## WHAT YOU SHOULD DO
Give the data below again exactly as it stands. Omit the pictures.
** START **
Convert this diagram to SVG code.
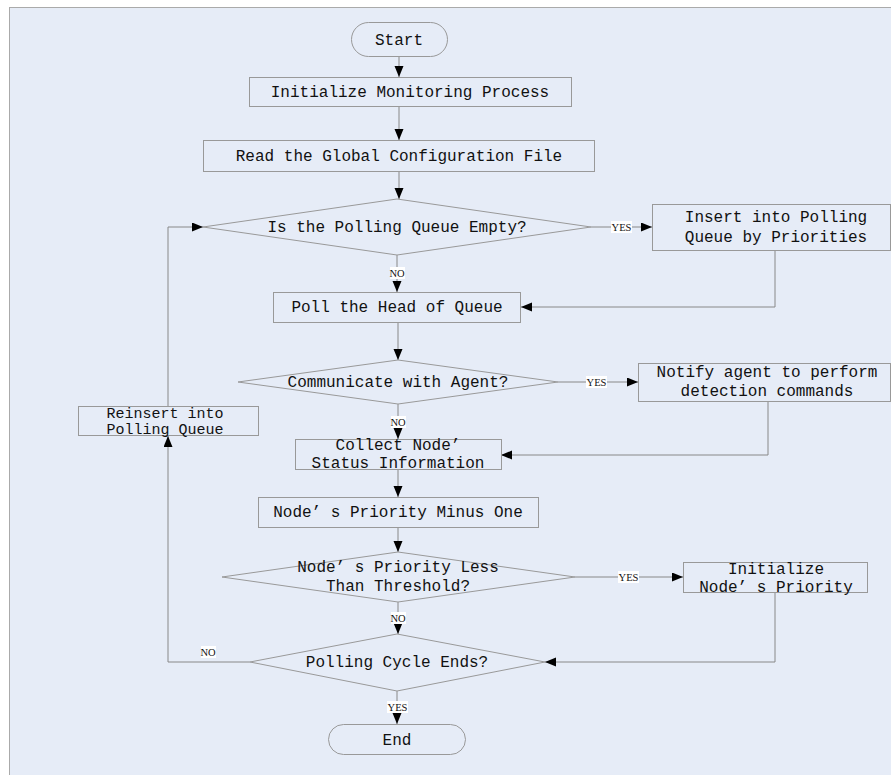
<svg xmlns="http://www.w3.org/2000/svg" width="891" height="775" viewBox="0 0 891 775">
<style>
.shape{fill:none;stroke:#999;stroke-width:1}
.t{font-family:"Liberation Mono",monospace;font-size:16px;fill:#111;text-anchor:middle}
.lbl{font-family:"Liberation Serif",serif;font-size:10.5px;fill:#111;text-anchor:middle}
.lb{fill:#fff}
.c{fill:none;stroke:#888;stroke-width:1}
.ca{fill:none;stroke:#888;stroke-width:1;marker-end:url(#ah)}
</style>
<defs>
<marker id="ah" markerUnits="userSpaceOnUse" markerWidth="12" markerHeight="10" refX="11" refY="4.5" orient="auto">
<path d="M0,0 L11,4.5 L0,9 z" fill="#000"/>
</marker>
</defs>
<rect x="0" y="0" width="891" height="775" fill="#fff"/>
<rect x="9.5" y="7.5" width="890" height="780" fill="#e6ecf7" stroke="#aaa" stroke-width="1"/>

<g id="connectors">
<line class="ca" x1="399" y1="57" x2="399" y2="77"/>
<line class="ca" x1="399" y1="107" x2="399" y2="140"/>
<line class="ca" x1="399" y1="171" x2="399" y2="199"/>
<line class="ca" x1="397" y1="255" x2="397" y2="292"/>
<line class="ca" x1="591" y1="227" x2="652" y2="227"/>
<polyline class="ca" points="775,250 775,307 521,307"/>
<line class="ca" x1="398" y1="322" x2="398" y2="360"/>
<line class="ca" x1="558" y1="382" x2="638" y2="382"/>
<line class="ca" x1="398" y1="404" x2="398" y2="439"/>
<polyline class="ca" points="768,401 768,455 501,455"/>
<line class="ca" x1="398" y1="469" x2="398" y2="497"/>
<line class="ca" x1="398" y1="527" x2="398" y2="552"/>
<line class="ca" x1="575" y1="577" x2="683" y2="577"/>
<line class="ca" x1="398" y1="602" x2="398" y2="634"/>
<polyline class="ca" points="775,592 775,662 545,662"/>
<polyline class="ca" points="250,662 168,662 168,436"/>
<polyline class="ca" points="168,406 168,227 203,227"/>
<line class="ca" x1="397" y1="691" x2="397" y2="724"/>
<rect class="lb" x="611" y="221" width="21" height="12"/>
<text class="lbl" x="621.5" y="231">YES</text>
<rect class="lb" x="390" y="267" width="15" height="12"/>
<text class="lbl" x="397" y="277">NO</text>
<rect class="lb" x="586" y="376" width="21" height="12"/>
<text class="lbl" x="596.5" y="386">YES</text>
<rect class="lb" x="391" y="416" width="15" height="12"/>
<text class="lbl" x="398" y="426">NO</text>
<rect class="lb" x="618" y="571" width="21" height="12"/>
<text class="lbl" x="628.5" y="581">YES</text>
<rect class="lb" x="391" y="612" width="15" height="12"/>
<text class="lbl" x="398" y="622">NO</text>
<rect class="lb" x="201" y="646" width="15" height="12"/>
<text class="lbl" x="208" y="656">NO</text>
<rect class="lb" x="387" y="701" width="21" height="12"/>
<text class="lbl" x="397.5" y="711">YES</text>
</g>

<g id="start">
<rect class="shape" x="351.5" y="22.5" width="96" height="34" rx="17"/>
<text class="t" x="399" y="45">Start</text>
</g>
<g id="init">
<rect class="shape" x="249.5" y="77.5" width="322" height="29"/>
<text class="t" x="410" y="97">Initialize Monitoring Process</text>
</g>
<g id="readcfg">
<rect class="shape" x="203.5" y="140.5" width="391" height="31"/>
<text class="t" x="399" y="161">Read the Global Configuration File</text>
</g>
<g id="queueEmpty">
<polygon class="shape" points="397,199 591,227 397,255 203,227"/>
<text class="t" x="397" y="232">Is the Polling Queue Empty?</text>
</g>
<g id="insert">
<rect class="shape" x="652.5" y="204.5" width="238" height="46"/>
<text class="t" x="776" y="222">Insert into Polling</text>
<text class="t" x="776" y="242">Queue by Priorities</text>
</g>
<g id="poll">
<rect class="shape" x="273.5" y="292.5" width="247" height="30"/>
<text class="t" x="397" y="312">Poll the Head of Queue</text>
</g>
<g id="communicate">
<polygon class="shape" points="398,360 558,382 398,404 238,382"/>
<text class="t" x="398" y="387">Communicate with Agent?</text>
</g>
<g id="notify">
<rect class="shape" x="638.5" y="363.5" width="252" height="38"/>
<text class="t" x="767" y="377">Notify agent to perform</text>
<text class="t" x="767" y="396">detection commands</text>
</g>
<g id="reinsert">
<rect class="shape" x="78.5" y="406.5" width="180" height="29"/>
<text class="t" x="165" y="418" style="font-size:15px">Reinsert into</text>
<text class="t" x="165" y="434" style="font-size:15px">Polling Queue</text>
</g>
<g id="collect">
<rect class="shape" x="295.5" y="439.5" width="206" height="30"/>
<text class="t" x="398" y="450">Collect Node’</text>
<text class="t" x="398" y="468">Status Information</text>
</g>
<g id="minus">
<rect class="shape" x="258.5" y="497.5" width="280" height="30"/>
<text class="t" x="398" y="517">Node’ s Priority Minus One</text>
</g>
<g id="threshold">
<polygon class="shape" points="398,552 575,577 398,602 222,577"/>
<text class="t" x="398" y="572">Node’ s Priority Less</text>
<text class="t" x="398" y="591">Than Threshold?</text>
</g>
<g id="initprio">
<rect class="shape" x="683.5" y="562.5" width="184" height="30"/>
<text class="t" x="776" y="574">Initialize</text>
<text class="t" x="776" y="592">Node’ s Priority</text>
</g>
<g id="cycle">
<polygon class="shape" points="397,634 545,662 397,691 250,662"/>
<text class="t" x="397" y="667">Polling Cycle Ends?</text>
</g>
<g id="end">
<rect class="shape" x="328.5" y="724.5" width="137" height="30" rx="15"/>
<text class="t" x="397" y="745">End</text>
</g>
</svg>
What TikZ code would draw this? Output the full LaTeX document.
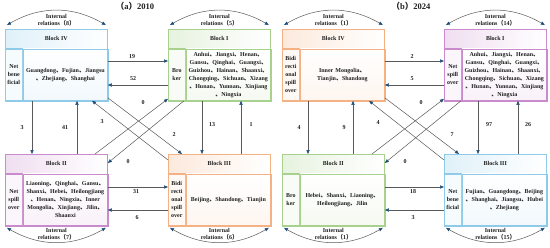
** END **
## SOLVED PROBLEM
Convert this diagram to SVG code.
<svg xmlns="http://www.w3.org/2000/svg" width="891" height="775" viewBox="0 0 891 775">
<style>
.shape{fill:none;stroke:#999;stroke-width:1}
.t{font-family:"Liberation Mono",monospace;font-size:16px;fill:#111;text-anchor:middle}
.lbl{font-family:"Liberation Serif",serif;font-size:10.5px;fill:#111;text-anchor:middle}
.lb{fill:#fff}
.c{fill:none;stroke:#888;stroke-width:1}
.ca{fill:none;stroke:#888;stroke-width:1;marker-end:url(#ah)}
</style>
<defs>
<marker id="ah" markerUnits="userSpaceOnUse" markerWidth="12" markerHeight="10" refX="11" refY="4.5" orient="auto">
<path d="M0,0 L11,4.5 L0,9 z" fill="#000"/>
</marker>
</defs>
<rect x="0" y="0" width="891" height="775" fill="#fff"/>
<rect x="9.5" y="7.5" width="890" height="780" fill="#e6ecf7" stroke="#aaa" stroke-width="1"/>

<g id="connectors">
<line class="ca" x1="399" y1="57" x2="399" y2="77"/>
<line class="ca" x1="399" y1="107" x2="399" y2="140"/>
<line class="ca" x1="399" y1="171" x2="399" y2="199"/>
<line class="ca" x1="397" y1="255" x2="397" y2="292"/>
<line class="ca" x1="591" y1="227" x2="652" y2="227"/>
<polyline class="ca" points="775,250 775,307 521,307"/>
<line class="ca" x1="398" y1="322" x2="398" y2="360"/>
<line class="ca" x1="558" y1="382" x2="638" y2="382"/>
<line class="ca" x1="398" y1="404" x2="398" y2="439"/>
<polyline class="ca" points="768,401 768,455 501,455"/>
<line class="ca" x1="398" y1="469" x2="398" y2="497"/>
<line class="ca" x1="398" y1="527" x2="398" y2="552"/>
<line class="ca" x1="575" y1="577" x2="683" y2="577"/>
<line class="ca" x1="398" y1="602" x2="398" y2="634"/>
<polyline class="ca" points="775,592 775,662 545,662"/>
<polyline class="ca" points="250,662 168,662 168,436"/>
<polyline class="ca" points="168,406 168,227 203,227"/>
<line class="ca" x1="397" y1="691" x2="397" y2="724"/>
<rect class="lb" x="611" y="221" width="21" height="12"/>
<text class="lbl" x="621.5" y="231">YES</text>
<rect class="lb" x="390" y="267" width="15" height="12"/>
<text class="lbl" x="397" y="277">NO</text>
<rect class="lb" x="586" y="376" width="21" height="12"/>
<text class="lbl" x="596.5" y="386">YES</text>
<rect class="lb" x="391" y="416" width="15" height="12"/>
<text class="lbl" x="398" y="426">NO</text>
<rect class="lb" x="618" y="571" width="21" height="12"/>
<text class="lbl" x="628.5" y="581">YES</text>
<rect class="lb" x="391" y="612" width="15" height="12"/>
<text class="lbl" x="398" y="622">NO</text>
<rect class="lb" x="201" y="646" width="15" height="12"/>
<text class="lbl" x="208" y="656">NO</text>
<rect class="lb" x="387" y="701" width="21" height="12"/>
<text class="lbl" x="397.5" y="711">YES</text>
</g>

<g id="start">
<rect class="shape" x="351.5" y="22.5" width="96" height="34" rx="17"/>
<text class="t" x="399" y="45">Start</text>
</g>
<g id="init">
<rect class="shape" x="249.5" y="77.5" width="322" height="29"/>
<text class="t" x="410" y="97">Initialize Monitoring Process</text>
</g>
<g id="readcfg">
<rect class="shape" x="203.5" y="140.5" width="391" height="31"/>
<text class="t" x="399" y="161">Read the Global Configuration File</text>
</g>
<g id="queueEmpty">
<polygon class="shape" points="397,199 591,227 397,255 203,227"/>
<text class="t" x="397" y="232">Is the Polling Queue Empty?</text>
</g>
<g id="insert">
<rect class="shape" x="652.5" y="204.5" width="238" height="46"/>
<text class="t" x="776" y="222">Insert into Polling</text>
<text class="t" x="776" y="242">Queue by Priorities</text>
</g>
<g id="poll">
<rect class="shape" x="273.5" y="292.5" width="247" height="30"/>
<text class="t" x="397" y="312">Poll the Head of Queue</text>
</g>
<g id="communicate">
<polygon class="shape" points="398,360 558,382 398,404 238,382"/>
<text class="t" x="398" y="387">Communicate with Agent?</text>
</g>
<g id="notify">
<rect class="shape" x="638.5" y="363.5" width="252" height="38"/>
<text class="t" x="767" y="377">Notify agent to perform</text>
<text class="t" x="767" y="396">detection commands</text>
</g>
<g id="reinsert">
<rect class="shape" x="78.5" y="406.5" width="180" height="29"/>
<text class="t" x="165" y="418" style="font-size:15px">Reinsert into</text>
<text class="t" x="165" y="434" style="font-size:15px">Polling Queue</text>
</g>
<g id="collect">
<rect class="shape" x="295.5" y="439.5" width="206" height="30"/>
<text class="t" x="398" y="450">Collect Node’</text>
<text class="t" x="398" y="468">Status Information</text>
</g>
<g id="minus">
<rect class="shape" x="258.5" y="497.5" width="280" height="30"/>
<text class="t" x="398" y="517">Node’ s Priority Minus One</text>
</g>
<g id="threshold">
<polygon class="shape" points="398,552 575,577 398,602 222,577"/>
<text class="t" x="398" y="572">Node’ s Priority Less</text>
<text class="t" x="398" y="591">Than Threshold?</text>
</g>
<g id="initprio">
<rect class="shape" x="683.5" y="562.5" width="184" height="30"/>
<text class="t" x="776" y="574">Initialize</text>
<text class="t" x="776" y="592">Node’ s Priority</text>
</g>
<g id="cycle">
<polygon class="shape" points="397,634 545,662 397,691 250,662"/>
<text class="t" x="397" y="667">Polling Cycle Ends?</text>
</g>
<g id="end">
<rect class="shape" x="328.5" y="724.5" width="137" height="30" rx="15"/>
<text class="t" x="397" y="745">End</text>
</g>
</svg>
What TikZ code would draw this? Output the full LaTeX document.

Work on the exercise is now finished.